A batalha de doentes psiquiátricos contra o INSS

Publicado em: 19/07/2016

Tudo à minha volta me causa medo, pânico. Não consigo me relacionar com as pessoas, e sair de casa é sempre um desafio. Pessoas ao redor me causam fobia, o que me deixa completamente descontrolada. O relato é da ex­contadora Adriana Márcia Batista, de 45 anos, diagnosticada com bipolaridade, síndrome do pânico, depressão e sintomas obsessivos compulsivos, em 1998. As doenças a impedem de trabalhar, como atestam psiquiatras.

No entanto, a segurada INSS, após ficar afastada entre 2010 e 2015, perdeu o auxílio­doença em sua última perícia. Agora, sem condições de retornar ao trabalho, devido ao agravamento dos transtornos, ela luta na Justiça para ter de volta o benefício.

E Adriana não está sozinha.

Segundo especialistas, milhares de trabalhadores com transtornos psiquiátricos enfrentam a mesma dificuldade. O motivo, dizem os psiquiatras, é o despreparo dos médicos peritos do INSS em atestar a capacidade laborativa desses pacientes.

Segundo dados obtidos pelo EXTRA, entre 2013 e 2015, 318.044 benefícios por incapacidade, entre auxílios­doença e aposentadorias por invalidez, foram concedidos em todo o país a segurados com doenças psiquiátricas. No entanto, afirmam os especialistas, o número seria maior, caso os problemas não fossem estigmatizados pela Previdência Social no momento de analisar uma concessão.

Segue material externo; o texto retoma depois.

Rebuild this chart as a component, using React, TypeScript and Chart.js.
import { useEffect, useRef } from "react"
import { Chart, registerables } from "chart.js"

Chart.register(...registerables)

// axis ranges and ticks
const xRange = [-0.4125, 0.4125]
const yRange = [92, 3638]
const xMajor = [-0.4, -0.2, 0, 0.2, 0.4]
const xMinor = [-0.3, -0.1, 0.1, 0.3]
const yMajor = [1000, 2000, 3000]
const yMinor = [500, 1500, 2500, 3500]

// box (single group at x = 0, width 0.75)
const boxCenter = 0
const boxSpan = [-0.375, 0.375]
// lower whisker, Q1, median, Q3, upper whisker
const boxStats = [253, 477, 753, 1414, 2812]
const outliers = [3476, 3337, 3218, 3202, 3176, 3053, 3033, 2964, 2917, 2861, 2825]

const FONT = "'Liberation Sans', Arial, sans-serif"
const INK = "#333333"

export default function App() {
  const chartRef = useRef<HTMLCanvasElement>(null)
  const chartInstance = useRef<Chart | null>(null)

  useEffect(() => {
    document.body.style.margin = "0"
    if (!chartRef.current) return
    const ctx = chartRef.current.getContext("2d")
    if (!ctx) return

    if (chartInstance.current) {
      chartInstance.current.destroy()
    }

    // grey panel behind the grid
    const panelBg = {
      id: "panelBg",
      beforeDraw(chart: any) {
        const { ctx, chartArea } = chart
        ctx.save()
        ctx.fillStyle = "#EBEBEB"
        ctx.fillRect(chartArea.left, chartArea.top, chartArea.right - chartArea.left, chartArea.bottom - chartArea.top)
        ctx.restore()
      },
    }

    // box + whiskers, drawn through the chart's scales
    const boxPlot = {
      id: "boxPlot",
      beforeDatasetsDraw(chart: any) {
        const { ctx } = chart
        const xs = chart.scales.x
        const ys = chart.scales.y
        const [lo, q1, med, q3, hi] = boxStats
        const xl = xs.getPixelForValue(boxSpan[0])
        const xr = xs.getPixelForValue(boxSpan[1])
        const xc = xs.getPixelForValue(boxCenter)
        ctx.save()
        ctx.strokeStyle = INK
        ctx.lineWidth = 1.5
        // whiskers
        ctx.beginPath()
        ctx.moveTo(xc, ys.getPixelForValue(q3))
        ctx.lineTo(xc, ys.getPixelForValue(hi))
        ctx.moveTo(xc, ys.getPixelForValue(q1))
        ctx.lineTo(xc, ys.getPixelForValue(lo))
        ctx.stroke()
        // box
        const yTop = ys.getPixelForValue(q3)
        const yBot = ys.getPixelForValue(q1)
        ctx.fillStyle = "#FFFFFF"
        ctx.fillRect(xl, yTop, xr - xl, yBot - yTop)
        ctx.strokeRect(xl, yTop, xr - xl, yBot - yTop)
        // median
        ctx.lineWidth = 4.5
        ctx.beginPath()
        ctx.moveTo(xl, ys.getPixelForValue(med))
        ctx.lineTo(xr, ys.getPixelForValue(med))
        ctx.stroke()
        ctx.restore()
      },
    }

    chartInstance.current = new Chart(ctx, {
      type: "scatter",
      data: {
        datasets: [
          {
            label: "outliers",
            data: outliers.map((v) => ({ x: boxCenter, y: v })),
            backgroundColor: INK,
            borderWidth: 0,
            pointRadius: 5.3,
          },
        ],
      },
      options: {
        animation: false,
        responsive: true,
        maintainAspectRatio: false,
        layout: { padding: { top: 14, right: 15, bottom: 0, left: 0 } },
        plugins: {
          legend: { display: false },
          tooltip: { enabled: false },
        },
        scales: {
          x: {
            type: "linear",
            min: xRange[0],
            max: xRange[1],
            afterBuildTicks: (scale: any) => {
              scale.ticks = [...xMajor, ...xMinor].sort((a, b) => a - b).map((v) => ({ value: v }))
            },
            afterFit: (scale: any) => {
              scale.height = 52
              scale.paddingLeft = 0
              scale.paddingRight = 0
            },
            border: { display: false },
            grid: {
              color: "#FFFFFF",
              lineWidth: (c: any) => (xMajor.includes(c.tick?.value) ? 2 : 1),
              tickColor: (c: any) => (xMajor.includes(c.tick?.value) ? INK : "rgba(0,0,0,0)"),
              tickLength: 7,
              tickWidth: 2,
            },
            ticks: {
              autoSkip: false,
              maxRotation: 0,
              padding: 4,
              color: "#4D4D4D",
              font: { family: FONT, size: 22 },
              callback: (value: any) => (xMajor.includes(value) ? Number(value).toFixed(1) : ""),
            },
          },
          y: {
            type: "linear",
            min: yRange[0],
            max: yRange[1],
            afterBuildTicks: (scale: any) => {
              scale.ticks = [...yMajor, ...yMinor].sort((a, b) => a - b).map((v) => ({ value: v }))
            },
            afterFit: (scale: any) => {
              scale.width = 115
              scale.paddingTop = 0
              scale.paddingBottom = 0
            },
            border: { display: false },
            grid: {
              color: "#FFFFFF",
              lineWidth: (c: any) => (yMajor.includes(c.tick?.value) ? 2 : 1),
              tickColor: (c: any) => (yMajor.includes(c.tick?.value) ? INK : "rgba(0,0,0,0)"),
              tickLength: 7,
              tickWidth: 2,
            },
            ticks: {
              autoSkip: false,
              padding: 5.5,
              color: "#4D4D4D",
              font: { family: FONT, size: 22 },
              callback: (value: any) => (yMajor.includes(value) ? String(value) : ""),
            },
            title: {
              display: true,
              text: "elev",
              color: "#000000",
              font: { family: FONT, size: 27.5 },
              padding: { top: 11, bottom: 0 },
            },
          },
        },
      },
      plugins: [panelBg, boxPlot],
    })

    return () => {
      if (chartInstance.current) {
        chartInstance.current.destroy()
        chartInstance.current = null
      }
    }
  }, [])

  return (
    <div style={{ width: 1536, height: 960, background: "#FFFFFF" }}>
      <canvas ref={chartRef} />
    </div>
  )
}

– A maior queixa é em relação ao tratamento dado pelos peritos. Na minha visão, existe despreparo desses médicos no que se refere à capacidade de atestar ou não a capacidade para o trabalho – avaliou o psiquiatra Alberto Carvalho, coordenador da Comissão de Ética da Associação Brasileira de Psiquiatria (ABP).

Depressão é líder entre as concessões

Entre os benefícios concedidos pelo INSS nos últimos dois anos, 80.425 foram liberados a segurados com depressão. Somente no Brasil, segundo o Ministério da Saúde, mais de dez milhões de pessoas sofrem com o problema. Apesar de não escolher sexo nem faixa etária, a incidência maior da doença se dá entre os 20 e os 40 anos, justamente no auge da vida profissional.

Para o psiquiatra Alberto Carvalho, é necessário que o INSS repense a perícia para o paciente com algum tipo de transtorno mental.
– Sabemos que é impossível uma perícia especial para este tipo de paciente, mas seria interessante que um perito psiquiatra pudesse atender esse trabalhador, para evitar erros de avaliação, que se multiplicam pelo país – disse.

De acordo com dados da Organização Mundial de Saúde (OMS), a depressão ocupa o segundo lugar dentre as doenças que mais causam incapacidade no trabalho, e a projeção é que, até 2020, esteja no topo da lista.

Em linha com essa afirmação, uma pesquisa realizada pela Universidade de Brasília (UnB), em parceria com o Instituto Nacional do Seguro Social (INSS), revela que 48,8% dos trabalhadores que se afastam por mais de 15 dias do trabalho sofrem com algum transtorno mental, sendo a depressão o principal deles.

Peritos são capacitados, afirma ANMP

No meio do fogo cruzado entre os trabalhadores que precisam do benefício e o INSS que pretende diminuir a quantidade de aposentadorias e auxílios liberados, os médicos tentam explicar ao trabalhador a real função da perícia da Previdência Social. De acordo com o diretor sindical da Associação Nacional dos Médicos Peritos (ANMP), Luiz Carlos Argolo, o trabalho do profissional é exclusivamente de atestar a incapacidade ou não para o trabalho, o que se estende aos doentes psiquiátricos:

– Nós fazemos o reconhecimento do direito do segurado para fins de concessão de benefícios como o auxílio­doença e a aposentadoria por invalidez. Assim, não fazemos uma análise assistencial ou médica.

Não entramos no detalhe da doença. Ultrapassamos esse limite para saber se a doença afeta a vida funcional. E é exatamente assim com o doente psiquiátrico. Não é preciso uma perícia diferenciada para eles. Somos preparados para constatar se qualquer trabalhador está apto ou não para o trabalho.